Monday, October 30, 2023

 Tuesday in the 30th Week of Ordinary Time, October 31, 2023

Luke 13, 18-21


Jesus said, “What is the Kingdom of God like? To what can I compare it? It is like a mustard seed that a man took and planted in the garden. When it was fully grown, it became a large bush and the birds of the sky dwelt in its branches.”  Again he said, “To what shall I compare the Kingdom of God? It is like yeast that a woman took and mixed in with three measures of wheat flour until the whole batch of dough was leavened.”


The term “The Kingdom of God” as such is not found in the Old Testament although there are many references to God as King, and even prophesies about God coming down to the earth: “The rivers shall clap their hands, the mountains shall rejoice together at the presence of the Lord: because he comes to judge the earth. He shall judge the world with justice, and the people with equity” (Psalm 98, 8-9).  The term would seem to come from the Pharisees who taught that God would send his anointed into the world to restore Israel.  This restoration would last a thousand years, as per the First Book of Enoch, written in the hundred or two hundred years before the Birth of Jesus.  Then the dead would be raised and God would judge the people.  The thousand year period of the restoration would have been understood by the Pharisees as “The Kingdom of God”.  The term itself, however, does not seem to arise until the time of Jesus.  When the Lord speaks of “The Kingdom of God” or “The Kingdom of Heaven” he confirms that it exists, that it has “drawn near”, and he also corrects the teaching of the Pharisees about it.


“What is the Kingdom of God like? To what can I compare it?”  The Lord Jesus speaks as though he himself knows what it is like, that he has seen it and now will relate what he has seen to the people.  He does not speak speculatively but with authority.  He does not cite Scripture to provide a foundation for his teaching, as the Pharisees would, but speaks as an eyewitness.  “It is like a mustard seed that a man took and planted in the garden.”  The Lord does not say that its majesty will fill the earth, that angels will guard its gates, which will be made of diamonds, or that the walls of the Kingdom will reach miles into the sky.  He does not say that the Patriarchs and Prophets will walk about in it or that all its inhabitants will be made wise.  These are the sorts of things the Pharisees taught.  Rather, the Lord compares the Kingdom to the humble, tiny, common mustard seed.  A man takes this seed and plants it in his garden.  Nothing could be more commonplace than this.  His hearers must have thought they were not hearing him right.  “When it was fully grown, it became a large bush and the birds of the sky dwelt in its branches.”  And then the Lord paused and looked around, waiting for the people to digest his words.  He is clearly teaching that the Kingdom of God is not what the Pharisees taught.  They spoke in grandiose terms, but the Lord in lowly ones.  He is saying, Yes, it is the Kingdom of God, but it is “within you”, and not outside of you: “And being asked by the Pharisees when the kingdom of God should come, he answering them and said: The kingdom of God does not come so as to be seen.
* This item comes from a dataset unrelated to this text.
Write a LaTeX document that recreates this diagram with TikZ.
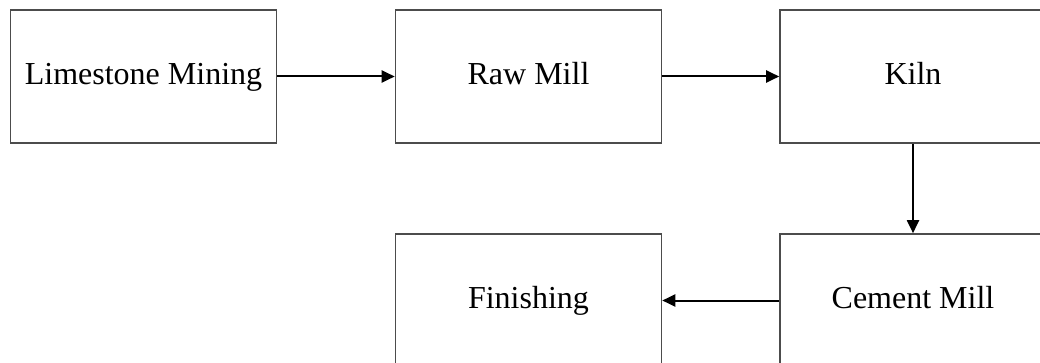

Neither shall they say: Behold here, or behold there. For lo, the kingdom of God is within you” (Luke 17, 20-21).  And so the Kingdom of God begins with a speck of grace within a person’s soul, and when it is nourished and watered with good works and hearing the word of God, it becomes fully grown so that others may benefit from it as well.  The Lord is speaking of the life of grace and faith, a share in the divine life itself.


“It is like yeast that a woman took and mixed in with three measures of wheat flour until the whole batch of dough was leavened.”  Yeast, like mustard seed, is tiny and yet potent.  Three measures is a great deal of flour and yet just a little yeast will make it grow.  The Lord speaks of both the mustard seed and the yeast as being “hidden”: the working of grace in the soul is a great mystery but its effects are clear.  The “woman” here can be understood as the Holy Spirit, and the “flour” as the soul.  In both cases of the seed and the bread growth results that benefits others — the yeast aiding in the making of bread.


Only a small opening need exist for mustard seed and yeast to enter, and only a small opening in the human will need exist for grace to enter.  We pray that we may always be opened wide for it, and for openings in the souls of unbelievers.